Monday, September 17, 2007

Humanism Reprise


In the recent article “Does Humanism need to be new?” Doug Muder wrestles with the question of how humanism can be made relevant and how a militant new atheism fits into the picture. To paraphrase John Maynard Keynes, “practical people who believe themselves to be quite exempt from any intellectual influences, are usually the slaves of some defunct philosopher.” Some of my very best friends are religious humanists, and I care for them deeply. They are very moral and kind people and have very good intentions. However, I have to say that they are the unwitting slaves of some very defunct philosophers.

With all due respect to them and to good humanists everywhere, humanism is fighting a rearguard action and simply will not succeed. Its quest for widespread acceptance of an Enlightenment worldview is doomed to ultimate failure. While the reasons for this inevitable failure are intensely complex and wrapped in long history, the culmination of the line of the thought that spelt their demise is found in the thinking David Hume. While this grossly oversimplifies the matter, it is the best leverage point I know of to make this point. Hume’s body of work conclusively demonstrates that one cannot arrive at a moral system from observable phenomena alone. That singular observation, the rationale behind it and its necessary corollaries spelled out more fully in Hume’s broader work sound the death knell to an optimistic humanist value structure. This fundamental breakdown of the ability to of representational reason alone to cope with moral and aesthetic truth, as acknowledged by Hume, accounts for the Humanism’s increasingly marginalized voice

If humanism had its birth in the early renaissance, it met its demise over 300 years ago in the late Enlightenment. The rise of empirical skepticism was a deathblow from which it cannot recover. The German and English Idealists attempted to revive a moral center, but in the end were unsuccessful. To date we have not been able to find a widely acceptable answer to the question of the relationship between reason and morals. Post-Kantians everywhere (and most of those educated in universities after the 1960s are the unwitting slaves of Kant and his intellectual progeny) understand this problem at a visceral level. Such people recognize the fundamental inability of Humanism to put forward a compelling moral position.
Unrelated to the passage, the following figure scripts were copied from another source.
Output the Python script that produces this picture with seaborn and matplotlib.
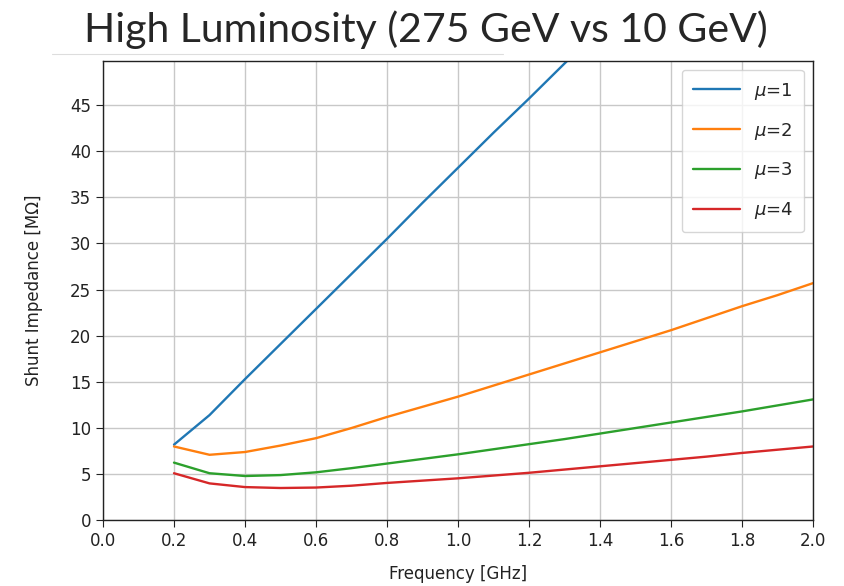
import matplotlib
matplotlib.use("Agg")
import matplotlib.pyplot as plt
import matplotlib.lines as mlines
import seaborn as sns
import pandas as pd
import numpy as np

# frequency points [GHz]
freq = [0.2, 0.3, 0.4, 0.5, 0.6, 0.7, 0.8, 0.9, 1.0, 1.1,
        1.2, 1.3, 1.4, 1.5, 1.6, 1.7, 1.8, 1.9, 2.0]

# shunt impedance [MOhm]
mu1 = [8.2, 11.4, 15.3, 19.1, 22.9, 26.7, 30.5, 34.4, 38.2, 42.0,
       45.7, 49.5, 53.2, 57.0, 60.7, 64.4, 68.1, 71.8, 75.5]
mu2 = [8.0, 7.1, 7.4, 8.1, 8.9, 10.0, 11.2, 12.3, 13.4, 14.6,
       15.8, 17.0, 18.2, 19.4, 20.6, 21.9, 23.2, 24.4, 25.7]
mu3 = [6.25, 5.1, 4.8, 4.9, 5.2, 5.65, 6.15, 6.65, 7.15, 7.7,
       8.25, 8.8, 9.4, 10.0, 10.6, 11.2, 11.8, 12.45, 13.1]
mu4 = [5.1, 4.0, 3.6, 3.5, 3.55, 3.75, 4.05, 4.3, 4.55, 4.85,
       5.15, 5.5, 5.85, 6.2, 6.55, 6.9, 7.3, 7.65, 8.0]

labels = [r"$\mu$=1", r"$\mu$=2", r"$\mu$=3", r"$\mu$=4"]
series = [mu1, mu2, mu3, mu4]

rows = []
for lab, vals in zip(labels, series):
    for f, v in zip(freq, vals):
        rows.append({"freq": f, "imp": v, "mu": lab})
df = pd.DataFrame(rows)

sns.set_style("ticks")
plt.rcParams["font.family"] = "sans-serif"
plt.rcParams["font.sans-serif"] = ["DejaVu Sans"]
plt.rcParams["mathtext.fontset"] = "dejavusans"

fig = plt.figure(figsize=(8.45, 5.86), dpi=100)
ax = fig.add_axes([0.1219, 0.1121, 0.8403, 0.7843])

palette = sns.color_palette("tab10", 4)
sns.lineplot(data=df, x="freq", y="imp", hue="mu", palette=palette,
             linewidth=1.7, ax=ax)

ax.set_xlim(0, 2.0)
ax.set_ylim(0, 49.8)
ax.set_xticks(np.arange(0, 2.01, 0.2))
ax.set_yticks(np.arange(0, 46, 5))
ax.grid(True, color="#c8c8c8", linewidth=1.0)
for s in ax.spines.values():
    s.set_color("#222222")
    s.set_linewidth(1.0)
ax.tick_params(labelsize=12, colors="#222222", length=5)

ax.set_xlabel("Frequency [GHz]", fontsize=12, color="#222222")
ax.set_ylabel("Shunt Impedance [M\u03a9]", fontsize=12, color="#222222")
ax.yaxis.set_label_coords(-0.084, 0.5)
ax.xaxis.set_label_coords(0.5, -0.098)

ax.legend(loc="upper right", handlelength=2.6,
          labelspacing=1.05, borderpad=0.6, framealpha=0.8,
          prop={"size": 13})

fig.text(0.504, 0.928, "High Luminosity (275 GeV vs 10 GeV)",
         ha="center", va="baseline", fontsize=29.5,
         family=["Lato", "DejaVu Sans"])
fig.add_artist(mlines.Line2D([0.062, 0.595], [0.908, 0.908],
                             color="#dddddd", linewidth=0.8))

fig.savefig("out.png", dpi=100)
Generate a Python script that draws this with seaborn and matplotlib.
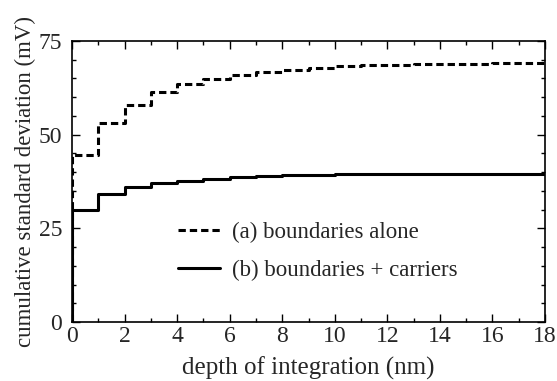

This fundamental failure of humanists to grasp post-modernist thought means that they will be forever marginalized. The world has clearly moved on into postmodernism and many are now exploring integral models of understanding the world. Humanism simply does not have the intellectual horsepower to address humanity’s deepest questions. Continuing to dream of a rationalist renaissance is a fine fantasy, but rather quixotic in a post-modern world.